U.S. export compliance lawyers have said the loss of this requirement is negligible as companies exporting arms regulated by the Commerce Department are still required to comply with FCPA. According to a former Justice Department official, however, this notification requirement has played a key role in strengthening defense company compliance programs against bribery. It also supported several key U.S. prosecutions, including the BAE Systems and Titan cases mentioned above.

There also concerns about the consistency of State and Defense Department notifications to Congress. The Defense Department regularly fails to mention whether any offsets – arrangements in which arms exporting companies invest in the recipient country to “offset” the cost of the deal – are included in most notifications. Offsets are especially prone to corruption.

The U.S. government has also substantially reduced the number of times companies are required to request a license to export arms. U.S. companies, for instance, can now export arms regulated by the Commerce Department to NATO plus countries, including Turkey, without an export license. In other words, the U.S. government is relying on the company to identify risky intermediaries or agents, problems with pricing, and a mismatch in weapons systems.

 

Recommendations

There are a few key changes to U.S. regulations and practices that could effectively address these major transparency and oversight gaps.
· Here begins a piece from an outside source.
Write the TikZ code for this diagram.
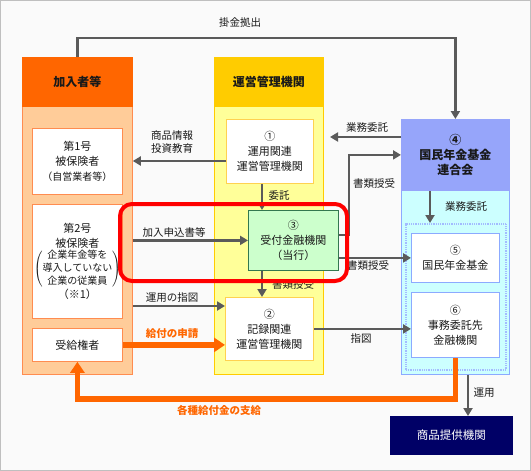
\documentclass[tikz,border=0pt]{standalone}
\usepackage{fontspec}
\setmainfont{Noto Sans CJK JP}
\usetikzlibrary{arrows.meta}
\definecolor{kanyuhd}{RGB}{255,102,0}
\definecolor{kanyubg}{RGB}{255,204,153}
\definecolor{kanyuln}{RGB}{255,140,80}
\definecolor{unkanhd}{RGB}{255,204,0}
\definecolor{unkanbg}{RGB}{255,255,153}
\definecolor{unkanln}{RGB}{255,210,80}
\definecolor{rengohd}{RGB}{150,165,250}
\definecolor{rengobg}{RGB}{204,255,255}
\definecolor{rengoln}{RGB}{140,170,255}
\definecolor{ukebg}{RGB}{204,255,204}
\definecolor{ukeln}{RGB}{51,120,80}
\definecolor{arrgray}{RGB}{90,90,90}
\definecolor{kyufu}{RGB}{255,102,0}
\definecolor{shohinbg}{RGB}{0,0,102}

\begin{document}
\begin{tikzpicture}[x=1pt,y=-1pt,
    every node/.style={font=\fontsize{11}{15}\selectfont, text=black!90, align=center, inner sep=0pt},
    area/.style={anchor=north west, draw, line width=0.8pt},
    box/.style={anchor=north west, draw, fill=white, line width=0.8pt},
    head/.style={font=\bfseries\fontsize{12}{15}\selectfont},
    arr/.style={draw=arrgray, line width=2.6pt, -{Triangle[length=8pt,width=9pt]}},
    kyu/.style={draw=kyufu, line width=5.5pt, -{Triangle[length=11pt,width=14pt]}},
    lbl/.style={font=\fontsize{10.5}{13}\selectfont},
    kyulbl/.style={font=\bfseries\fontsize{10.5}{13}\selectfont, text=kyufu}]
  \useasboundingbox (0,0) rectangle (531,471);
  \draw[draw=gray!50, fill=gray!4] (0.5,0.5) rectangle (530.5,470.5);

  % 加入者等
  \node[area, draw=kanyuln, fill=kanyubg, minimum width=110pt, minimum height=317pt] (kanyu) at (22,57) {};
  \node[area, head, draw=kanyuhd, fill=kanyuhd, minimum width=110pt, minimum height=49pt] (kanyuhead) at (22,57) {加入者等};
  \node[box, draw=kanyuln, minimum width=90pt, minimum height=66pt] (dai1) at (32,128)
    {第1号\\被保険者\\{\fontsize{10}{12}\selectfont（自営業者等）}};
  \node[box, draw=kanyuln, minimum width=90pt, minimum height=114pt] (dai2) at (32,204)
    {第2号\\被保険者\\
     {\fontsize{10}{13}\selectfont$\left(\begin{tabular}{@{}c@{}}企業年金等を\\導入していない\\企業の従業員\end{tabular}\right)$}\\（※1）};
  \node[box, draw=kanyuln, minimum width=90pt, minimum height=33pt] (jukyu) at (32,328) {受給権者};

  % 運営管理機関
  \node[area, draw=unkanhd, fill=unkanbg, minimum width=109pt, minimum height=317pt] (unkan) at (214,57) {};
  \node[area, head, draw=unkanhd, fill=unkanhd, minimum width=109pt, minimum height=49pt] (unkanhead) at (214,57) {運営管理機関};
  \node[box, draw=unkanln, minimum width=87pt, minimum height=64pt] (unyo) at (226,119) {①\\運用関連\\運営管理機関};
  \node[box, draw=ukeln, fill=ukebg, minimum width=90pt, minimum height=60pt] (uketsuke) at (248,210) {③\\受付金融機関\\（当行）};
  \node[box, draw=unkanln, minimum width=88pt, minimum height=63pt] (kiroku) at (225,297) {②\\記録関連\\運営管理機関};

  % 国民年金基金連合会
  \node[area, draw=rengoln, fill=rengobg, minimum width=108pt, minimum height=255pt] (rengo) at (401,119) {};
  \node[area, head, draw=rengohd, fill=rengohd, minimum width=108pt, minimum height=71pt] (rengohead) at (401,119) {④\\国民年金基金\\連合会};
  \node[area, draw=rengoln!80, densely dotted, line width=2pt, minimum width=100pt, minimum height=146pt] (kikinwaku) at (405,223) {};
  \node[box, draw=rengoln, minimum width=88pt, minimum height=49pt] (kikin) at (411,233) {⑤\\国民年金基金};
  \node[box, draw=rengoln, minimum width=88pt, minimum height=65pt] (jimu) at (411,292) {⑥\\事務委託先\\金融機関};
  \node[area, draw=shohinbg, fill=shohinbg, text=white, font=\fontsize{11.5}{14}\selectfont, minimum width=122pt, minimum height=38pt] (shohin) at (390,416) {商品提供機関};

  \coordinate (tate) at (262,0);
  \coordinate (gyomusaki) at (330,137);

  \draw[arr] (kanyuhead.north) -- ++(0,-19) -| (rengohead.north);
  \node[lbl] (kakekin) at (240,23) {掛金拠出};

  \draw[arr] (unyo.west |- 0,161) -- (kanyu.east |- 0,161);
  \node[lbl] (shohinjoho) at (172,142) {商品情報\\投資教育};

  \draw[arr] (rengohead.west |- gyomusaki) -- (gyomusaki);
  \node[lbl] (gyomuitaku1) at (367,128) {業務委託};

  \draw[arr] (uketsuke.east |- 0,235) -- ++(10,0) |- (rengohead.west);
  \node[lbl] (shorui1) at (374,184) {書類授受};

  \draw[arr] (uketsuke.east |- kikin.west) -- (kikin.west);
  \node[lbl] (shorui2) at (368,266) {書類授受};

  \draw[arr] (unyo.south -| tate) -- (uketsuke.north -| tate);
  \node[lbl] (itaku) at (279,196) {委託};

  \draw[arr] (uketsuke.south -| tate) -- (kiroku.north -| tate);
  \node[lbl] (shorui3) at (293,285) {書類授受};

  \draw[arr] (kanyu.east |- uketsuke.west) -- (uketsuke.west);
  \node[lbl] (moushikomi) at (174,232) {加入申込書等};

  \draw[arr] (kanyu.east |- 0,306) -- (kiroku.west |- 0,306);
  \node[lbl] (unyosashizu) at (172,298) {運用の指図};

  \draw[kyu] (jukyu.east) -- (jukyu.east -| kiroku.west);
  \node[kyulbl] (shinsei) at (172,334) {給付の申請};

  \draw[arr] (kiroku.east) -- (kiroku.east -| jimu.west);
  \node[lbl] (sashizu) at (361,339) {指図};

  \draw[kyu] (jimu.south) -- ++(0,41) -| (jukyu.south);
  \node[kyulbl] (shikyu) at (219,410) {各種給付金の支給};

  \draw[arr] (rengo.south -| 468,0) -- (shohin.north -| 468,0);
  \node[lbl] (unyo2) at (484,393) {運用};

  \draw[arr] (rengohead.south -| 430,0) -- (kikinwaku.north -| 430,0);
  \node[lbl] (gyomuitaku2) at (466,207) {業務委託};

  % 当行
  \draw[red, line width=4pt, rounded corners=12pt] (120,204) rectangle (347,281);
\end{tikzpicture}
\end{document}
First, the U.S. government could add regulations to require companies exporting arms controlled by the Commerce Department to report on political contributions, fees, and commissions just like they do for arms controlled by the State Department. In doing so, the U.S. government may also want to alter the regulation to better address the additional challenges in reporting associated with licensed production and offset deals.

Second, Congress should consider demanding more consistent reporting on whether any offsets are part of a proposed arms deal. They could also press for including whether there was any political contributions, fees, and commissions paid as part of the proposed deal in the public notices.

Third, there is some deeper analysis needed to figure out how to address the major loss of information resulting from the elimination of the requirement to seek no export licenses for many types of arms, as the U.S. government is likely unwilling to change this gap.

The key to making these important fixes is the full recognition of how corruption in U.S. arms sales is negatively affecting U.S. foreign policy and national security goals. According to former Secretary of State John Kerry, governments must make corruption a “first-order, national security priority,’ calling it a “social danger”, “radicalizer”, and “opportunity destroyer.”